Monday, October 3, 2011
The Bank of England and the European Central Bank meet this week. There is much speculation that both can alter policy. We suspect there may be risk for disappointment, but that disappointment with the BOE, could trigger a bounce in sterling, while disappointment with the ECB could see the euro sell-off.
The outcome of the Bank of England meeting will known first. Based on the dovish cast to the Sept BOE minutes and some recent comments, within the context of generally soft economic data, there is speculation that the BOE can resume its asset purchases program with a GBP50 bln purchase over the coming few months. This seems to be the consensus.

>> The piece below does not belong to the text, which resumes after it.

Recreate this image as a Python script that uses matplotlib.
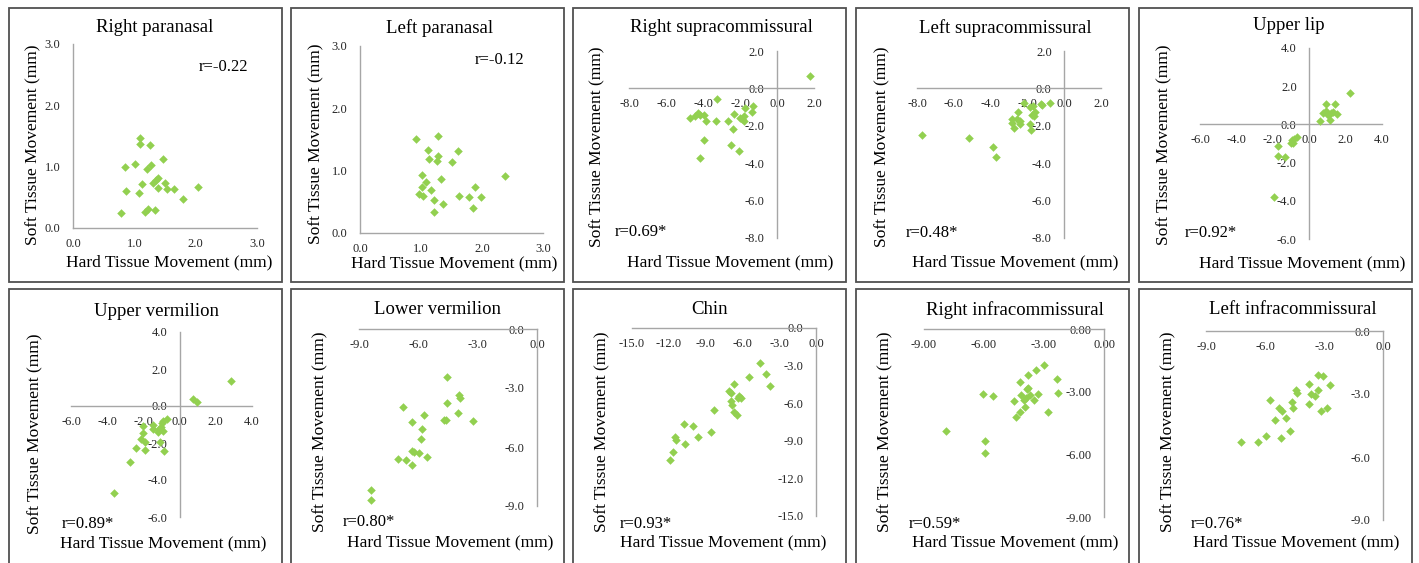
import matplotlib.pyplot as plt
from matplotlib.patches import Rectangle
from matplotlib.ticker import FormatStrFormatter, MultipleLocator

plt.rcParams['font.family'] = ['Liberation Serif', 'DejaVu Serif']

W, H = 1419, 563

titles = ['Right paranasal', 'Left paranasal', 'Right supracommissural',
          'Left supracommissural', 'Upper lip', 'Upper vermilion',
          'Lower vermilion', 'Chin', 'Right infracommissural',
          'Left infracommissural']
r_labels = ['r=-0.22', 'r=-0.12', 'r=0.69*', 'r=0.48*', 'r=0.92*',
            'r=0.89*', 'r=0.80*', 'r=0.93*', 'r=0.59*', 'r=0.76*']

# hard tissue (x) / soft tissue (y) movement, mm
rpn_x = [0.79, 0.86, 0.85, 1.01, 1.08, 1.13, 1.10, 1.10, 1.20, 1.27, 1.26, 1.17,
         1.23, 1.33, 1.30, 1.35, 1.39, 1.38, 1.47, 1.50, 1.54, 1.64, 1.80, 2.03]
rpn_y = [0.24, 0.61, 0.99, 1.05, 0.57, 0.72, 1.47, 1.37, 0.96, 1.02, 1.35, 0.26,
         0.31, 0.29, 0.74, 0.78, 0.81, 0.65, 1.12, 0.74, 0.64, 0.64, 0.47, 0.67]

lpn_x = [0.92, 1.28, 1.11, 1.28, 1.13, 1.26, 1.61, 1.50, 1.01, 1.33, 1.08, 1.01,
         1.16, 0.97, 1.03, 1.21, 1.36, 1.22, 1.63, 1.78, 1.89, 1.99, 1.86, 2.38]
lpn_y = [1.51, 1.55, 1.33, 1.24, 1.18, 1.15, 1.31, 1.14, 0.93, 0.86, 0.82, 0.73,
         0.69, 0.62, 0.60, 0.53, 0.47, 0.34, 0.59, 0.57, 0.74, 0.57, 0.40, 0.91]

rsc_x = [1.81, -3.24, -4.72, -4.41, -4.27, -4.16, -3.96, -3.85, -3.31, -3.92,
         -4.16, -2.66, -2.31, -2.39, -2.51, -2.04, -2.01, -1.90, -1.79, -1.74,
         -1.81, -1.37, -1.30]
rsc_y = [0.64, -0.58, -1.59, -1.45, -1.31, -1.40, -1.42, -1.77, -1.77, -2.78,
         -3.72, -1.72, -1.36, -2.16, -3.03, -3.36, -1.56, -1.66, -1.49, -1.04,
         -1.72, -1.26, -0.92]

lsc_x = [-7.74, -5.16, -3.86, -3.71, -2.86, -2.83, -2.72, -2.50, -2.55, -2.39,
         -2.39, -2.16, -1.85, -1.85, -1.78, -1.76, -1.65, -1.58, -1.67, -1.27,
         -1.18, -0.76]
lsc_y = [-2.50, -2.64, -3.12, -3.65, -1.66, -1.84, -2.14, -1.27, -1.66, -1.75,
         -1.93, -0.78, -1.01, -1.93, -2.23, -1.40, -1.45, -1.27, -0.96, -0.83,
         -0.88, -0.80]

ul_x = [2.24, 0.90, 1.43, 0.75, 0.95, 1.05, 1.21, 1.30, 1.54, 1.12, 0.57, 0.90,
        -0.68, -0.81, -0.95, -1.01, -0.90, -1.72, -1.71, -1.34, -1.93]
ul_y = [1.66, 1.05, 1.05, 0.58, 0.66, 0.49, 0.58, 0.66, 0.52, 0.23, 0.19, 0.70,
        -0.66, -0.79, -0.82, -0.96, -0.99, -1.15, -1.64, -1.69, -3.79]

uv_x = [2.83, 0.72, 0.94, -0.72, -0.90, -0.99, -1.45, -1.01, -1.16, -1.45, -0.94,
        -1.21, -2.00, -2.00, -2.13, -1.91, -1.06, -0.84, -1.91, -2.42, -2.72, -3.65]
uv_y = [1.34, 0.38, 0.21, -0.71, -0.82, -0.91, -1.00, -1.13, -1.25, -1.25, -1.36,
        -1.39, -1.09, -1.45, -1.80, -1.93, -1.93, -2.41, -2.36, -2.29, -3.02, -4.68]

lv_x = [-4.55, -3.95, -3.88, -4.57, -6.78, -4.00, -5.72, -4.70, -4.62, -3.24,
        -6.31, -5.83, -5.85, -6.32, -6.21, -5.95, -7.03, -6.63, -5.56, -6.32,
        -8.41, -8.41]
lv_y = [-2.44, -3.34, -3.51, -3.78, -3.95, -4.29, -4.36, -4.63, -4.63, -4.68,
        -4.71, -5.07, -5.59, -6.19, -6.24, -6.29, -6.63, -6.68, -6.53, -6.93,
        -8.19, -8.69]

chin_x = [-4.60, -4.06, -3.73, -5.50, -6.70, -7.06, -6.89, -6.27, -6.10, -6.32,
          -6.89, -6.81, -6.65, -6.43, -8.28, -8.53, -10.00, -10.74, -9.65, -10.65,
          -11.47, -11.42, -11.69, -11.93]
chin_y = [-2.83, -3.65, -4.61, -3.92, -4.45, -5.01, -5.20, -5.39, -5.60, -5.55,
          -5.81, -6.13, -6.67, -6.93, -6.56, -8.32, -7.84, -7.68, -8.69, -9.25,
          -8.67, -8.93, -9.92, -10.53]

ric_x = [-3.00, -3.38, -3.80, -2.37, -4.18, -3.82, -3.83, -6.03, -5.53, -4.15,
         -3.68, -3.28, -2.32, -3.90, -4.02, -4.50, -3.48, -3.95, -4.22, -2.78,
         -4.40, -7.88, -5.95, -5.95]
ric_y = [-1.72, -1.95, -2.19, -2.38, -2.55, -2.81, -2.87, -3.11, -3.21, -3.17,
         -3.14, -3.09, -3.06, -3.32, -3.40, -3.43, -3.41, -3.75, -3.96, -3.97,
         -4.21, -4.88, -5.37, -5.93]

lic_x = [-3.31, -3.05, -3.76, -2.68, -4.42, -4.36, -3.66, -3.44, -3.32, -5.76,
         -4.63, -3.78, -5.31, -5.12, -4.56, -3.17, -2.83, -4.95, -5.47, -4.75,
         -5.93, -5.19, -6.37, -7.24]
lic_y = [-2.08, -2.14, -2.54, -2.59, -2.83, -2.95, -2.98, -3.10, -2.79, -3.30,
         -3.38, -3.49, -3.67, -3.79, -3.65, -3.81, -3.68, -4.14, -4.24, -4.78,
         -5.00, -5.08, -5.30, -5.30]

xs = [rpn_x, lpn_x, rsc_x, lsc_x, ul_x, uv_x, lv_x, chin_x, ric_x, lic_x]
ys = [rpn_y, lpn_y, rsc_y, lsc_y, ul_y, uv_y, lv_y, chin_y, ric_y, lic_y]

# axis ranges (lo, hi, step) and tick decimals
ranges = [(0, 3, 1), (0, 3, 1), (-8, 2, 2), (-8, 2, 2), (-6, 4, 2),
          (-6, 4, 2), (-9, 0, 3), (-15, 0, 3), (-9, 0, 3), (-9, 0, 3)]
decimals = [1, 1, 1, 1, 1, 1, 1, 1, 2, 1]

# layout in pixels: plot box (left, top, right, bottom)
boxes = [(73, 44, 257, 228), (360, 46, 543, 233), (629, 51, 814, 238),
         (917, 51, 1101, 238), (1200, 48, 1382, 239), (71, 332, 252, 517),
         (359, 329, 537, 506), (632, 328, 816, 516), (924, 329, 1104, 517),
         (1206, 331, 1383, 520)]
title_pos = [(155, 27), (440, 28), (721, 28), (1005, 28), (1289, 26),
             (157, 311), (437, 310), (710, 310), (1015, 310), (1293, 310)]
xlab_pos = [(169, 262), (454, 263), (730, 262), (1015, 262), (1302, 263),
            (163, 543), (450, 542), (723, 542), (1015, 542), (1296, 542)]
ylab_pos = [(33, 145), (316, 144), (597, 147), (882, 147), (1164, 145),
            (35, 434), (320, 432), (602, 432), (885, 432), (1168, 432)]
r_pos = [(223, 67, 'center'), (500, 60, 'center'), (615, 232, 'left'),
         (906, 233, 'left'), (1185, 233, 'left'), (62, 524, 'left'),
         (343, 522, 'left'), (620, 524, 'left'), (909, 524, 'left'),
         (1191, 524, 'left')]
frame_x = [9, 291, 573, 856, 1139]
frame_y = [(8, 282), (289, 580)]

fig = plt.figure(figsize=(W / 100, H / 100), dpi=100)


def fx(x):
    return x / W


def fy(y):
    return 1 - y / H


for i in range(10):
    col, row = i % 5, i // 5
    y0, y1 = frame_y[row]
    fig.patches.append(Rectangle((fx(frame_x[col]), fy(y1)), 273 / W, (y1 - y0) / H,
                                 transform=fig.transFigure, fill=False,
                                 edgecolor='#505050', linewidth=1.3))

    l, t, r, b = boxes[i]
    ax = fig.add_axes([fx(l), fy(b), (r - l) / W, (b - t) / H])
    lo, hi, step = ranges[i]
    ax.scatter(xs[i], ys[i], marker='D', s=19, color='#92d050', linewidths=0, zorder=3)
    ax.set_xlim(lo, hi)
    ax.set_ylim(lo, hi)
    ax.xaxis.set_major_locator(MultipleLocator(step))
    ax.yaxis.set_major_locator(MultipleLocator(step))
    fmt = FormatStrFormatter('%.' + str(decimals[i]) + 'f')
    ax.xaxis.set_major_formatter(fmt)
    ax.yaxis.set_major_formatter(fmt)
    ax.patch.set_visible(False)
    for s in ['top', 'right']:
        ax.spines[s].set_visible(False)
    for s in ['left', 'bottom']:
        ax.spines[s].set_position(('data', 0))
        ax.spines[s].set_color('#a6a6a6')
        ax.spines[s].set_linewidth(1.0)
    ax.tick_params(axis='x', length=0, pad=7, labelsize=9, colors='#262626')
    ax.tick_params(axis='y', length=0, pad=9, labelsize=9, colors='#262626')

    fig.text(fx(title_pos[i][0]), fy(title_pos[i][1]), titles[i], fontsize=13.5,
             ha='center', va='center')
    fig.text(fx(xlab_pos[i][0]), fy(xlab_pos[i][1]), 'Hard Tissue Movement (mm)',
             fontsize=12.5, ha='center', va='center')
    fig.text(fx(ylab_pos[i][0]), fy(ylab_pos[i][1]), 'Soft Tissue Movement (mm)',
             fontsize=12.5, ha='center', va='center', rotation=90)
    rx, ry, ha = r_pos[i]
    fig.text(fx(rx), fy(ry), r_labels[i], fontsize=12, ha=ha, va='center')

fig.savefig('out.png', dpi=100)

The US dollar is beginning what could be a momentous week on generally firm footing. The European finance ministers meet today and RBA, BOE and ECB meet later this week and the US reports jobs data at the end of the week. The Japanese Tankan and European manufacturing PMIs do nothing to weaken growing pessimism about the world economic outlook, but the highest Chinese PMI since May reinforces the soft landing hypothesis. Arguably Australia has become increasingly decoupled from China as its PMI fell further in Sept and now is below 50 for the third consecutive month. At 42.3, it is at its lowest level since mid-20009.
Sterling's 50-day moving average fell below the 200-day average on Thursday last week. It is the first time in about 13-months. It is not a short-term technical signal but reflect the 7.75% depreciation since the middle of August. Support is ahead of the lows for the year set in late Sept near $1.5320. Below there, support is seen just ahead of $1.52, a Fibonacci retracement objective.